Sunday, November 5, 2017

Analog simulation of magnetic tape analog sound recording part 12


While trying to place back the mixer and tape delay section of the FBT personal 1002 to its wooden structure a wire was cut accidentally.


It was impossible to figure out where it was going originally so it's other end was traced. And it was connected to the recording head and the bias oscillator output.


This serendipitous accident strongly sujesting that the analog simulation experiments should follow up.


Looking at the schematic of the Italian FBT personal 1002 electron tube PA system the tape delay recording head is connected as follows. At the anode of the recoding amplifier output tube (ECC82 or 83?) is a normal DC blocking capacitor and then a series resistor of 220KΩ! the other side of which connects to the recording head.


By observing the actual equipment the implementation is. The anode connected to a 220KΩ resistor and then a coupling capacitor feeds the recording head.

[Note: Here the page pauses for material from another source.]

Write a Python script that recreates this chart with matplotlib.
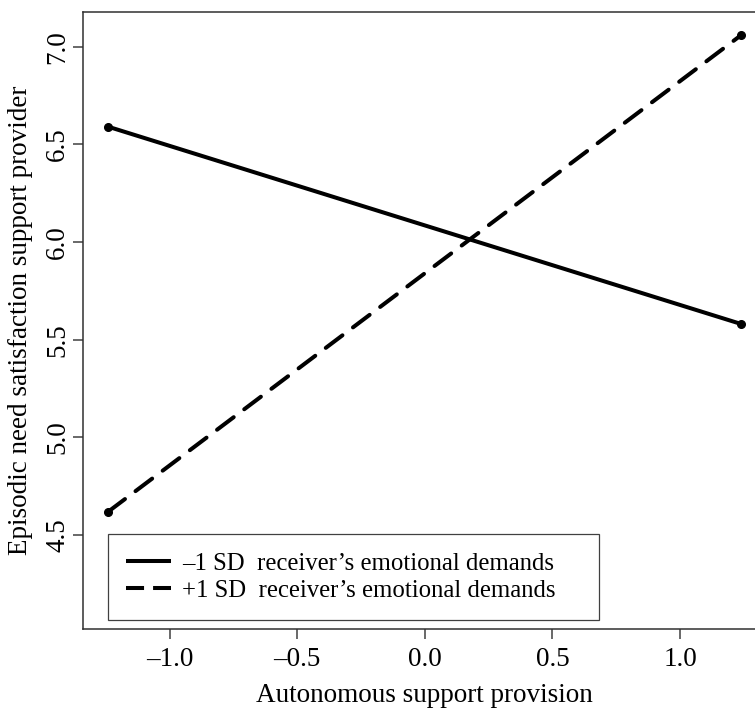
import matplotlib
matplotlib.use("Agg")
import matplotlib.pyplot as plt
from matplotlib.lines import Line2D

plt.rcParams['font.family'] = ['Liberation Serif', 'DejaVu Serif']
plt.rcParams['lines.scale_dashes'] = False

# Data
x_vals = [-1.24, 1.24]
low_demands = [6.59, 5.58]
high_demands = [4.62, 7.06]
series_labels = ["\u20131 SD  receiver\u2019s emotional demands",
                 "+1 SD  receiver\u2019s emotional demands"]
x_ticks = [-1.0, -0.5, 0.0, 0.5, 1.0]
y_ticks = [4.5, 5.0, 5.5, 6.0, 6.5, 7.0]
x_label = "Autonomous support provision"
y_label = "Episodic need satisfaction support provider"

FS = 19.5
LFS = 17.8
W, H = 755, 711
fig = plt.figure(figsize=(W / 100, H / 100), dpi=100)
ax = fig.add_axes([83 / W, (H - 629) / H, (766.7 - 83) / W, (629 - 11.7) / H])

lw = 2.9
ax.plot(x_vals, low_demands, color='black', lw=lw, solid_capstyle='round',
        marker='o', markersize=5.5)
ax.plot(x_vals, high_demands, color='black', lw=lw, dash_capstyle='round',
        dashes=(15, 9.5), marker='o', markersize=5.5)

ax.set_xlim(-1.3392, 1.3392)
ax.set_ylim(4.019, 7.179)
ax.set_xticks(x_ticks)
ax.set_xticklabels([("\u2013" if v < 0 else "") + f"{abs(v):.1f}" for v in x_ticks])
ax.set_yticks(y_ticks)
ax.set_yticklabels([f"{v:.1f}" for v in y_ticks], rotation=90, va='center')

spine_c = '#303030'
for s in ax.spines.values():
    s.set_color(spine_c)
    s.set_linewidth(1.1)
ax.tick_params(axis='both', direction='out', length=7.2, width=1.1,
               color='#404040', labelsize=FS, labelcolor='black')
ax.tick_params(axis='x', pad=6)
ax.tick_params(axis='y', pad=2)

ax.set_xlabel(x_label, fontsize=FS, labelpad=7.5)
ax.set_ylabel(y_label, fontsize=FS, labelpad=9)

handles = [Line2D([], [], color='black', lw=lw, solid_capstyle='butt'),
           Line2D([], [], color='black', lw=lw, dash_capstyle='butt', dashes=(13, 6.5))]
bx0 = (108 - 83) / (766.7 - 83)
bx1 = (599 - 83) / (766.7 - 83)
by1 = (629 - 535) / (629 - 11.7)
by0 = (629 - 620) / (629 - 11.7)
leg = ax.legend(handles, series_labels, loc='lower left',
                bbox_to_anchor=(bx0, by0, bx1 - bx0, by1 - by0),
                mode='expand', fontsize=LFS, frameon=True, fancybox=False,
                edgecolor='#404040', framealpha=1, borderpad=0.73,
                handlelength=1.8, handletextpad=0.45, labelspacing=0.2,
                borderaxespad=0)
leg.get_frame().set_linewidth(0.9)

fig.savefig("out.png", dpi=100)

Electron tubes seem ideal to feed a magnetic head with constant magnetic flux. Electron tubes and JFETs are voltage controlled current sources. Electron tubes have a high output voltage and high output impedance. This output impedance is further increased by 220KΩ in this case. So with the inductance of the recording head we have a great rising voltage responce with frequency (Pleiades filter). Or constant current. So that the tape can approach saturation at all frequencies?


The following questions may be interesting.


How would this tape delay system sound if we forget about tape and just unscrew the recording head and and let it "kiss" at the airgap the playback head?


Should the high frequency bias be on?


What would happen if the halo (echo repeat or feeding back to itself) function is activated and adjusted before oscillation? This time there is no tape delay and the only delay is the time light (electromagnetic wave) takes to travel between input and output of the electron tubes.


(In fact there is positive feedback on the Telefunken V72 preamplifier. By watching the schematic there is a resistor between the cathode of the second stage and the cathode of the first stage).


Are we talking about thousands of decaying sound mirror images happening at extremely small fractions of a second?


To follow up in the analog simulation experiments of analog tape recording the schematic of the Binson Echorec should be examined too.


It sounds great and it was used extensively by Pink Floyd, both Richard Wright and Dave Gilmour.


Pleiades laboratories have 2 circuit boards of Binson Echorec from 2 damaged Binsons.


Should they be used by feeding the output of the recording amp to the primary winding of a transformer, and the secondary winding feeding the playback amplifier?. Using a transformer made of very small volume of iron?


To create a great quality simulation system from scratch (since a transformer must have much less loss than 2 heads joined) would low voltage battery operating JFETs or battery operated (Pleiades V series prepreamps) electron tubes give excellent signal to noise ratio at much less time constant than used at 30ips reel to reel tape recording?